_PROMPT:_
Look through the material below. Copy each line that contains the string "this".

_SOURCE DATA:_
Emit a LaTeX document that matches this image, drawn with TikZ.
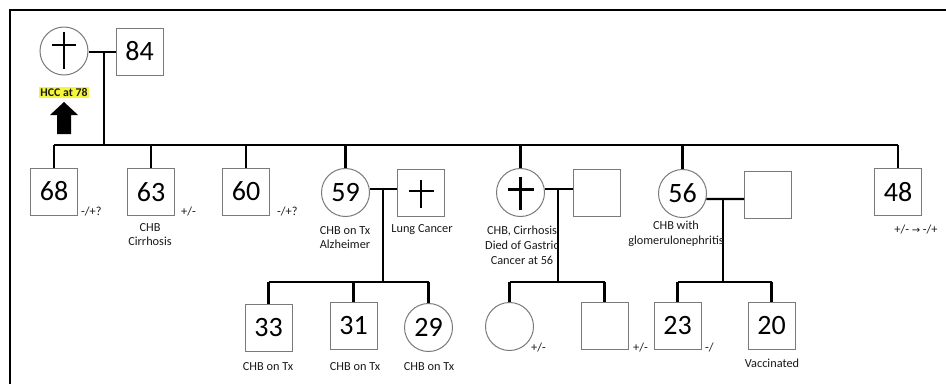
\documentclass[tikz,border=0pt]{standalone}
\usepackage{fontspec}
\setmainfont{Carlito}
\newfontfamily\dvs{DejaVu Sans}
\definecolor{boxgray}{HTML}{7A7A7A}
\definecolor{txt}{HTML}{1A1A1A}
\definecolor{hl}{HTML}{F5F53A}
\begin{document}
\begin{tikzpicture}[x=1pt,y=-1pt,
 sq/.style={draw=boxgray,line width=1pt,minimum size=47pt,inner sep=0pt,font=\fontsize{28}{28}\selectfont},
 ci/.style={circle,draw=boxgray,line width=1pt,minimum size=48pt,inner sep=0pt,font=\fontsize{28}{28}\selectfont},
 ln/.style={line width=2.2pt,black},
 lbl/.style={font=\fontsize{12.3}{14.8}\selectfont,align=center,inner sep=0pt,text=txt},
 crossline/.style={line width=2.4pt,black}]
\useasboundingbox (0,0) rectangle (946,384);
\fill[white] (0,0) rectangle (946,384);
% frame
\draw[line width=2pt] (946,10) -- (10,10) -- (10,384);

% generation I
\node[ci] (gm) at (64,51) {};
\node[sq] (gf) at (139.5,51.5) {84};
\draw[crossline] (gm) ++(0,-19) -- ++(0,37);
\draw[crossline] (gm) ++(-12,-6) -- ++(24,0);
\coordinate (m1) at (104,52);
\coordinate (sib) at (104,145);
\draw[ln] (gm.east |- m1) -- (gf.west |- m1);
\draw[ln] (m1) -- (sib);
\node[lbl,font=\fontsize{11.8}{12}\selectfont\bfseries,fill=hl,inner xsep=1pt,inner ysep=1.5pt] (hcc) at (64,92.5) {HCC at 78};
\fill (64,102) -- (78,115) -- (71,115) -- (71,134) -- (57,134) -- (57,115) -- (50,115) -- cycle;

% generation II
\node[sq] (c68) at (54,191.5) {68};
\node[sq] (c63) at (151,192) {63};
\node[sq] (c60) at (246,191.5) {60};
\node[ci] (c59) at (345.5,192.5) {59};
\node[sq] (h59) at (421,193) {};
\node[ci] (c57) at (520.5,192.5) {};
\node[sq] (h57) at (596.5,193) {};
\node[ci] (c56) at (682.5,193.5) {56};
\node[sq] (h56) at (768,195) {};
\node[sq] (c48) at (898,192) {48};
\draw[crossline] (h59) ++(0,-13) -- ++(0,28);
\draw[crossline] (h59) ++(-12.5,-2) -- ++(25,0);
\draw[crossline] (c57) ++(0,-16) -- ++(0,33);
\draw[crossline] (c57) ++(-13,-3) -- ++(26,0);

\draw[ln] (c68.north |- sib) -- (c48.north |- sib);
\foreach \n in {c68,c63,c60,c59,c57,c56,c48}
  \draw[ln] (\n.north |- sib) -- (\n.north);

% couples
\coordinate (m2) at (383,189);
\coordinate (m3) at (558,189);
\coordinate (m4) at (723,199);
\draw[ln] (c59.east |- m2) -- (h59.west |- m2);
\draw[ln] (c57.east |- m3) -- (h57.west |- m3);
\draw[ln] (c56.-13.5) -- (h56.west |- m4);

% generation III
\node[sq] (g33) at (268.5,327.5) {33};
\node[sq] (g31) at (353.5,326) {31};
\node[ci] (g29) at (428.5,327.5) {29};
\node[ci] (gc) at (509.5,326.5) {};
\node[sq] (gs) at (604.5,326) {};
\node[sq] (g23) at (677.5,326) {23};
\node[sq] (g20) at (771.5,326) {20};

\coordinate (s2) at (383,282);
\coordinate (s3) at (558,282);
\coordinate (s4) at (723,282);
\draw[ln] (m2) -- (s2);
\draw[ln] (m3) -- (s3);
\draw[ln] (m4) -- (s4);
\draw[ln] (g33.north |- s2) -- (g29.north |- s2);
\draw[ln] (gc.north |- s3) -- (gs.north |- s3);
\draw[ln] (g23.north |- s4) -- (g20.north |- s4);
\foreach \n/\s in {g33/s2,g31/s2,g29/s2,gc/s3,gs/s3,g23/s4,g20/s4}
  \draw[ln] (\n.north |- \s) -- (\n.north);

% labels
\node[lbl,anchor=west] (l68) at (81,211) {-/+?};
\node[lbl,anchor=west] (l63) at (181,211) {+/-};
\node[lbl,anchor=west] (l60) at (277,211) {-/+?};
\node[lbl] (t63) at (150,234.5) {CHB\\Cirrhosis};
\node[lbl] (t59) at (345,237.5) {CHB on Tx\\Alzheimer};
\node[lbl] (th59) at (422,230) {Lung Cancer};
\node[lbl] (t57) at (522,245) {CHB, Cirrhosis\\Died of Gastric\\Cancer at 56};
\node[lbl] (t56) at (676,234) {CHB with\\glomerulonephritis};
\node[lbl] (t48) at (916,229) {+/- {\dvs\fontsize{10}{10}\selectfont →} -/+};
\node[lbl] (t33) at (268,367) {CHB on Tx};
\node[lbl] (t31) at (355,367) {CHB on Tx};
\node[lbl] (t29) at (429,367) {CHB on Tx};
\node[lbl,anchor=west] (lgc) at (531,347) {+/-};
\node[lbl,anchor=west] (lgs) at (633,347) {+/-};
\node[lbl,anchor=west] (l23) at (705,347) {-/};
\node[lbl] (t20) at (772,363) {Vaccinated};
\end{tikzpicture}
\end{document}
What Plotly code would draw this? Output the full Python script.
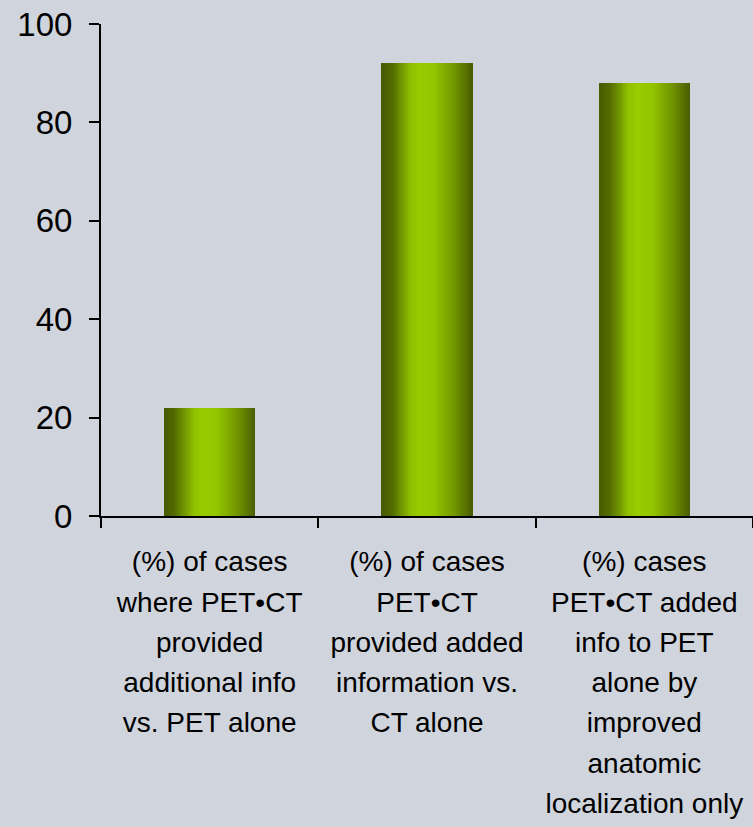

_COMPLETE OUTPUT:_
Emit a LaTeX document that matches this image, drawn with TikZ.
What Plotly code would draw this? Output the full Python script.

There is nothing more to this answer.